A Reliable Vehicle
December 27, 2019
I drive a 2013 Buick Enclave. This is an incredibly fancy and reliable vehicle in my opinion. It has heated seats, it has a backup camera. It is getting older and it is being paid off at a higher interest rate and over a longer term than I would like, but it is a luxury and one I never take for granted. Would I have been happier with a less fancy but equally reliable vehicle? Yes, I most definitely would have been. But my husband surprised me with a trade in 6 years ago and I have been gratefully driving it ever since.
We did not always have a car growing up, and when we did, it was not always reliable. I renewed my licence today (I still hadn't updated it from our move in September....and it was expired since my birthday last month....very bad i know). and so I have been reflecting on what it was like for us getting around when I was a kid.
When my parents were together (ages 0-5) they had a light blue minivan. This thing has become like folklore in our house because of the many issues it had....the most memorable of which was the time it caught on fire in the middle of the highway outside Calgary. My dad was driving with me and two of my brothers. He pulled over to check underneath the car as he had been having a bit of trouble and yelled "get out of the van!!!" Little did we know that this would be one of the best vehicles we would have.
My mother didn't drive her own vehicle until I was 10. We lived in Calgary at the time, and fortunately there was no shortage of public transport options. But it did mean that we would wake up early...around 4:30 am to get ready, out the door, and onto a bus, transfer, get to the babysitters, from where we would walk to school on our own. The car we ultimately got was acquired by us through a trade - a tv for the car. We called it Bob. From what I remember, it was similar to the car that Wayne has in Wayne's world, but had a door and fender from different beater cars as well. It didn't last long, but it sure cut down our commute while it lasted.

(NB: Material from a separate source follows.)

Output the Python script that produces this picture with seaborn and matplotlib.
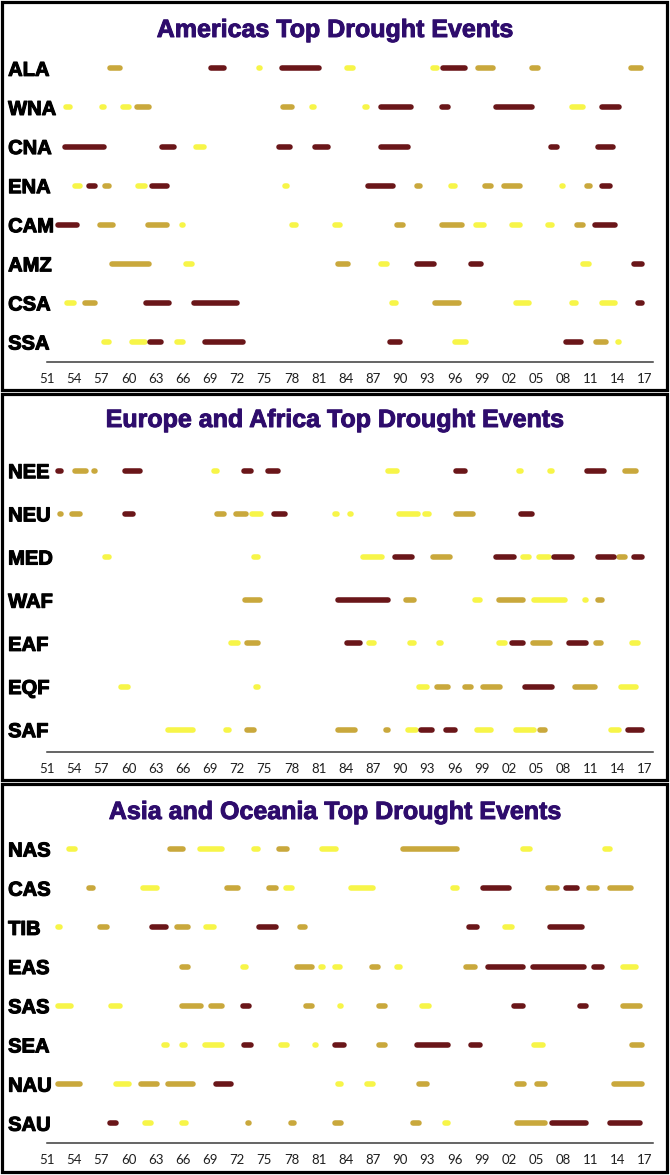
import matplotlib
matplotlib.use('Agg')
import matplotlib.pyplot as plt
import matplotlib.patheffects as pe
from matplotlib.patches import Rectangle
import pandas as pd
import seaborn as sns

# drought events: (start year, end year, tier)  D = top, G = second, Y = third
ALA = [(1957.7, 1959.4, 'G'), (1968.8, 1970.8, 'D'), (1974.1, 1974.8, 'Y'), (1976.6, 1981.3, 'D'),
       (1983.8, 1985.1, 'Y'), (1993.3, 1994.4, 'Y'), (1994.4, 1997.5, 'D'), (1998.3, 2000.5, 'G'),
       (2004.2, 2005.5, 'G'), (2015.2, 2016.9, 'G')]
WNA = [(1952.8, 1953.8, 'Y'), (1956.8, 1957.6, 'Y'), (1959.1, 1960.3, 'Y'), (1960.6, 1962.6, 'G'),
       (1976.8, 1978.3, 'G'), (1980.0, 1980.8, 'Y'), (1985.8, 1986.6, 'Y'), (1987.6, 1991.5, 'D'),
       (1994.3, 1995.6, 'D'), (2000.3, 2004.8, 'D'), (2008.7, 2010.5, 'Y'), (2012.0, 2014.5, 'D')]
CNA = [(1952.7, 1957.6, 'D'), (1963.4, 1965.3, 'D'), (1967.1, 1968.6, 'Y'), (1976.3, 1978.1, 'D'),
       (1980.3, 1982.3, 'D'), (1987.6, 1991.1, 'D'), (2006.3, 2007.6, 'D'), (2011.5, 2013.8, 'D')]
ENA = [(1953.8, 1954.9, 'Y'), (1955.3, 1956.6, 'D'), (1957.1, 1958.1, 'G'), (1960.8, 1962.1, 'Y'),
       (1962.3, 1964.6, 'D'), (1977.0, 1977.8, 'Y'), (1986.1, 1989.5, 'D'), (1991.5, 1992.5, 'G'),
       (1995.3, 1996.3, 'Y'), (1999.0, 2000.3, 'G'), (2001.1, 2003.5, 'G'), (2007.5, 2008.3, 'Y'),
       (2010.3, 2011.2, 'G'), (2012.0, 2013.5, 'D')]
CAM = [(1951.9, 1954.6, 'D'), (1956.6, 1958.6, 'G'), (1961.9, 1964.6, 'G'), (1965.6, 1966.3, 'Y'),
       (1977.8, 1978.8, 'Y'), (1982.5, 1983.6, 'Y'), (1989.3, 1990.6, 'G'), (1994.3, 1997.1, 'G'),
       (1998.1, 1999.5, 'Y'), (2002.0, 2003.5, 'Y'), (2006.0, 2007.1, 'Y'), (2009.2, 2010.5, 'G'),
       (2011.2, 2014.0, 'D'), (2016.0, 2016.7, 'Y')]
AMZ = [(1957.9, 1962.6, 'G'), (1966.1, 1967.3, 'Y'), (1982.8, 1984.5, 'G'), (1987.6, 1988.8, 'Y'),
       (1991.6, 1994.0, 'D'), (1997.5, 1999.2, 'D'), (2009.9, 2011.1, 'Y'), (2015.5, 2017.0, 'D')]
CSA = [(1952.9, 1954.3, 'Y'), (1954.9, 1956.6, 'G'), (1961.6, 1964.8, 'D'), (1966.9, 1972.3, 'D'),
       (1988.8, 1989.8, 'Y'), (1993.5, 1996.8, 'G'), (2002.5, 2004.5, 'Y'), (2008.7, 2009.7, 'Y'),
       (2012.0, 2014.0, 'Y'), (2015.9, 2017.0, 'D')]
SSA = [(1957.0, 1958.1, 'Y'), (1960.1, 1962.1, 'Y'), (1962.1, 1963.9, 'D'), (1965.1, 1966.3, 'Y'),
       (1968.1, 1972.9, 'D'), (1982.0, 1982.7, 'Y'), (1988.6, 1990.3, 'D'), (1995.7, 1997.6, 'Y'),
       (2008.0, 2010.3, 'D'), (2011.3, 2013.0, 'G'), (2013.7, 2014.5, 'Y')]

NEE = [(1951.9, 1952.8, 'D'), (1953.8, 1955.6, 'G'), (1955.9, 1956.6, 'G'), (1959.3, 1961.6, 'D'),
       (1969.1, 1970.1, 'Y'), (1972.4, 1973.8, 'D'), (1975.1, 1976.8, 'D'), (1988.3, 1989.9, 'Y'),
       (1995.8, 1997.5, 'D'), (2002.8, 2003.6, 'Y'), (2006.2, 2007.1, 'Y'), (2010.3, 2012.8, 'D'),
       (2014.5, 2016.3, 'G')]
NEU = [(1952.1, 1952.8, 'G'), (1953.5, 1954.9, 'G'), (1959.3, 1960.8, 'D'), (1969.5, 1970.8, 'G'),
       (1971.6, 1973.3, 'G'), (1973.3, 1974.9, 'Y'), (1975.8, 1977.6, 'D'), (1982.5, 1983.3, 'Y'),
       (1984.1, 1984.9, 'Y'), (1989.6, 1992.3, 'Y'), (1992.4, 1993.5, 'Y'), (1995.8, 1998.3, 'G'),
       (2003.0, 2004.8, 'D')]
MED = [(1957.1, 1958.1, 'Y'), (1973.6, 1974.6, 'Y'), (1985.6, 1988.3, 'Y'), (1989.1, 1991.6, 'D'),
       (1993.3, 1995.8, 'G'), (2000.3, 2002.8, 'D'), (2003.3, 2004.5, 'Y'), (2005.0, 2006.7, 'Y'),
       (2006.7, 2009.3, 'D'), (2011.5, 2013.9, 'D'), (2013.9, 2015.1, 'G'), (2015.5, 2017.0, 'D')]
WAF = [(1972.6, 1974.8, 'G'), (1982.8, 1988.9, 'D'), (1990.3, 1991.8, 'G'), (1998.0, 1999.1, 'Y'),
       (2000.6, 2003.8, 'G'), (2004.5, 2008.5, 'Y'), (2010.1, 2010.8, 'Y'), (2011.5, 2012.6, 'G')]
EAF = [(1971.0, 1972.4, 'Y'), (1972.8, 1974.6, 'G'), (1983.8, 1985.8, 'D'), (1986.3, 1987.4, 'Y'),
       (1990.8, 1991.8, 'Y'), (1994.0, 1994.8, 'Y'), (2000.6, 2001.9, 'Y'), (2002.0, 2003.8, 'D'),
       (2004.3, 2006.8, 'G'), (2008.3, 2010.8, 'D'), (2011.3, 2012.5, 'G'), (2015.3, 2016.5, 'Y')]
EQF = [(1958.9, 1960.2, 'Y'), (1973.8, 1974.6, 'Y'), (1991.8, 1993.3, 'Y'), (1993.8, 1995.6, 'G'),
       (1996.8, 1998.1, 'G'), (1998.8, 2001.3, 'G'), (2003.5, 2007.0, 'D'), (2009.0, 2011.8, 'G'),
       (2014.1, 2016.3, 'Y')]
SAF = [(1964.1, 1967.4, 'Y'), (1970.5, 1971.4, 'Y'), (1972.8, 1974.1, 'G'), (1982.8, 1985.3, 'G'),
       (1988.1, 1988.9, 'G'), (1990.5, 1992.0, 'Y'), (1992.0, 1993.8, 'D'), (1994.8, 1996.3, 'D'),
       (1998.2, 2000.3, 'Y'), (2002.5, 2005.1, 'Y'), (2005.1, 2006.3, 'G'), (2013.0, 2014.4, 'Y'),
       (2014.8, 2017.0, 'D')]

NAS = [(1953.1, 1954.4, 'Y'), (1964.3, 1966.3, 'G'), (1967.6, 1970.6, 'Y'), (1973.6, 1974.6, 'Y'),
       (1976.3, 1977.8, 'G'), (1981.1, 1983.2, 'Y'), (1990.0, 1996.6, 'G'), (2003.3, 2004.6, 'Y'),
       (2012.3, 2013.5, 'Y')]
CAS = [(1955.3, 1956.4, 'G'), (1961.3, 1963.4, 'Y'), (1970.6, 1972.4, 'G'), (1975.2, 1976.6, 'G'),
       (1977.1, 1978.4, 'Y'), (1984.3, 1987.3, 'Y'), (1995.5, 1996.6, 'Y'), (1998.8, 2002.3, 'D'),
       (2006.0, 2007.6, 'G'), (2008.0, 2009.8, 'D'), (2010.5, 2012.0, 'G'), (2012.8, 2015.8, 'G')]
TIB = [(1951.9, 1952.7, 'Y'), (1956.6, 1957.9, 'G'), (1962.3, 1964.4, 'D'), (1965.1, 1966.9, 'G'),
       (1968.3, 1969.7, 'Y'), (1974.1, 1976.6, 'D'), (1978.6, 1979.8, 'G'), (1997.3, 1998.8, 'D'),
       (2001.3, 2002.6, 'Y'), (2006.2, 2010.4, 'D')]
EAS = [(1965.6, 1966.9, 'G'), (1972.3, 1973.3, 'Y'), (1978.3, 1980.6, 'G'), (1981.0, 1981.8, 'Y'),
       (1982.5, 1983.6, 'Y'), (1986.6, 1987.8, 'G'), (1989.3, 1990.3, 'Y'), (1997.0, 1998.5, 'G'),
       (1999.4, 2003.8, 'D'), (2004.3, 2010.6, 'D'), (2011.1, 2012.6, 'D'), (2014.3, 2016.3, 'Y')]
SAS = [(1951.9, 1953.9, 'Y'), (1957.8, 1959.4, 'Y'), (1965.6, 1968.3, 'G'), (1968.8, 1970.6, 'G'),
       (1972.3, 1973.6, 'D'), (1979.3, 1980.6, 'G'), (1983.1, 1983.8, 'Y'), (1987.3, 1988.6, 'G'),
       (1992.1, 1993.5, 'Y'), (2002.3, 2003.8, 'D'), (2009.5, 2010.8, 'D'), (2014.3, 2016.8, 'G')]
SEA = [(1963.6, 1964.6, 'Y'), (1965.6, 1966.5, 'Y'), (1968.1, 1970.6, 'Y'), (1972.4, 1973.8, 'D'),
       (1976.5, 1977.8, 'Y'), (1980.3, 1981.0, 'Y'), (1982.5, 1984.1, 'D'), (1987.3, 1988.6, 'G'),
       (1991.5, 1995.6, 'D'), (1997.5, 1999.1, 'D'), (2004.5, 2006.1, 'Y'), (2015.3, 2017.0, 'G')]
NAU = [(1951.9, 1954.9, 'G'), (1958.3, 1960.4, 'Y'), (1961.1, 1963.4, 'G'), (1964.1, 1967.4, 'G'),
       (1969.4, 1971.6, 'D'), (1982.8, 1983.8, 'Y'), (1986.0, 1987.3, 'Y'), (1991.8, 1993.3, 'G'),
       (2002.6, 2004.0, 'G'), (2004.8, 2006.3, 'G'), (2013.3, 2017.0, 'G')]
SAU = [(1957.6, 1958.9, 'D'), (1961.5, 1962.8, 'Y'), (1965.6, 1966.6, 'Y'), (1972.9, 1973.6, 'G'),
       (1977.6, 1978.6, 'G'), (1982.5, 1983.8, 'G'), (1991.1, 1992.4, 'G'), (1994.6, 1995.6, 'Y'),
       (2002.6, 2006.3, 'G'), (2006.5, 2010.8, 'D'), (2012.8, 2016.8, 'D')]

EVENTS = {'ALA': ALA, 'WNA': WNA, 'CNA': CNA, 'ENA': ENA, 'CAM': CAM, 'AMZ': AMZ, 'CSA': CSA, 'SSA': SSA,
          'NEE': NEE, 'NEU': NEU, 'MED': MED, 'WAF': WAF, 'EAF': EAF, 'EQF': EQF, 'SAF': SAF,
          'NAS': NAS, 'CAS': CAS, 'TIB': TIB, 'EAS': EAS, 'SAS': SAS, 'SEA': SEA, 'NAU': NAU, 'SAU': SAU}

AMERICAS = ['ALA', 'WNA', 'CNA', 'ENA', 'CAM', 'AMZ', 'CSA', 'SSA']
EUR_AFR = ['NEE', 'NEU', 'MED', 'WAF', 'EAF', 'EQF', 'SAF']
ASIA_OCE = ['NAS', 'CAS', 'TIB', 'EAS', 'SAS', 'SEA', 'NAU', 'SAU']

TITLES = ['Americas Top Drought Events', 'Europe and Africa Top Drought Events',
          'Asia and Oceania Top Drought Events']

YEAR_TICKS = [1951, 1954, 1957, 1960, 1963, 1966, 1969, 1972, 1975, 1978, 1981, 1984,
              1987, 1990, 1993, 1996, 1999, 2002, 2005, 2008, 2011, 2014, 2017]
TICK_LABELS = ['51', '54', '57', '60', '63', '66', '69', '72', '75', '78', '81', '84',
               '87', '90', '93', '96', '99', '02', '05', '08', '11', '14', '17']

TIER_COLORS = {'D': '#6A1619', 'G': '#C9A83C', 'Y': '#F7F548'}

sns.set_theme(style='white')
plt.rcParams['font.family'] = ['Liberation Sans', 'DejaVu Sans']

W, H = 670, 1175
fig = plt.figure(figsize=(W / 100, H / 100), dpi=100)

LW = 4.0          # line width in points (~5.5 px)
CAP = 0.30        # round-cap radius in years


def fy(px):
    return 1 - px / H


def draw_panel(regions, title, top_px, bot_px, axis_off, title_px, box):
    # panel frame
    x0, y0, x1, y1 = box
    fig.add_artist(Rectangle((x0 / W, fy(y1)), (x1 - x0) / W, (y1 - y0) / H,
                             transform=fig.transFigure, fill=False, ec='black', lw=2.3))
    fig.text(0.5, fy(title_px), title, ha='center', va='center', fontsize=18,
             fontweight='bold', color='#2E0C6C',
             path_effects=[pe.withStroke(linewidth=0.7, foreground='#2E0C6C')])

    ax = fig.add_axes([47 / W, fy(bot_px), 606 / W, (bot_px - top_px) / H])
    rows = []
    for i, reg in enumerate(regions):
        for k, (s, e, t) in enumerate(EVENTS[reg]):
            mid = (s + e) / 2
            a = min(s + CAP, mid - 0.03)
            b = max(e - CAP, mid + 0.03)
            rows.append({'event': f'{reg}{k}', 'year': a, 'row': i, 'tier': t})
            rows.append({'event': f'{reg}{k}', 'year': b, 'row': i, 'tier': t})
    df = pd.DataFrame(rows)
    sns.lineplot(data=df, x='year', y='row', hue='tier', hue_order=['Y', 'G', 'D'],
                 units='event', estimator=None, sort=False, palette=TIER_COLORS,
                 linewidth=LW, solid_capstyle='round', legend=False, ax=ax)

    n = len(regions)
    ax.set_xlim(1951, 2017.9)
    ax.set_ylim(n - 1 + axis_off, -0.5)
    ax.set(xlabel='', ylabel='')
    ax.set_facecolor('none')
    for side in ['top', 'right', 'left']:
        ax.spines[side].set_visible(False)
    ax.spines['bottom'].set_color('#3a3a3a')
    ax.spines['bottom'].set_linewidth(1.1)

    ax.set_xticks(YEAR_TICKS, TICK_LABELS)
    ax.tick_params(axis='x', length=0, pad=8, labelsize=9.5, labelcolor='#1e1e1e')
    for lbl in ax.get_xticklabels():
        lbl.set_family(['Lato', 'DejaVu Sans'])

    ax.set_yticks(range(n), regions)
    ax.tick_params(axis='y', length=0, pad=28)
    for lbl in ax.get_yticklabels():
        lbl.set_horizontalalignment('left')
        lbl.set_fontweight('bold')
        lbl.set_fontsize(14.5)
        lbl.set_color('black')
        lbl.set_path_effects([pe.withStroke(linewidth=0.8, foreground='black')])
    return ax


draw_panel(AMERICAS, TITLES[0], 48.8, 361.7, 0.504, 30, (2, 2, 667, 390))
draw_panel(EUR_AFR, TITLES[1], 449.1, 751.7, 0.51, 420, (2, 394, 667, 780))
draw_panel(ASIA_OCE, TITLES[2], 829.4, 1142.7, 0.495, 812, (2, 784, 667, 1172))

fig.savefig('out.png', dpi=100, facecolor='white')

We ended up somehow getting an incredible, newer (maybe even brand new?) car - a blue Ford Topaz! Now that was luxury. A massive upgrade from Bob and significantly more comfortable. To start with, it had four doors (all originals)! Unfortunately about a year later the car was totaled... the details of which have always been really murky. And so we were back to a junker...an old Chevelle, then carless again for awhile, a beat up old trans am with t top roofs, a 1989 mustang that broke down in the middle of a road coming into town...thank goodness for the kind man who took pity on us and dropped us kids off at school that day.
Throughout all these transitions, most of which were very short term, I didn't get my licence. Part of it was likely my embarrassment, or fear that the car wouldn't even qualify for or make it through the road test. Looking back I think that the crappy cars were a symbol for our living situation, and I was ashamed. Ashamed that we didn't have much, ashamed that for as many cars as we had, there were many more men in and out of our house. And that shame made me feel compelled to hide a lot of my life. I think that is part of why I have become such an open book. And it is definitely why I am so grateful for all I have now, and all I am able to give to my family.
To me, the reliable car, the beautiful home, the clothes, the full pantry, these are not realities I had growing up. My clothes were rarely new, often from people whom I had never met. My room was typically shared and constantly changing. I would move schools so often that I would only ever know people on a superficial level. I don't say this to complain about all I didn't have. Even with very little I can still acknowledge I had many privileges (the closest we ever got to homeless was staying in a women's shelter or crashing with family and always for a month or so max, I always ate, even if nutrition was lacking, none of those men ever abused me). I say it because having so little gave me so much.
A perspective of gratitude. An open heart. A desire to know people deeply and show them how much I care. The knowledge that things are just things....that I can appreciate the comfort but be okay without too. The ability to own the embarrassing parts of myself. The belief that things will get better and that life is long. The deep appreciation for what life has given me. Far beyond the material. That sometimes things can feel so painful but that time will help heal, and maybe even help me find the humor in that pain. That cycles can be broken, and the empowerment that can come out of that.
It is so interesting...how an unreliable car can end up becoming the vehicle to a better life and a healthy perspective.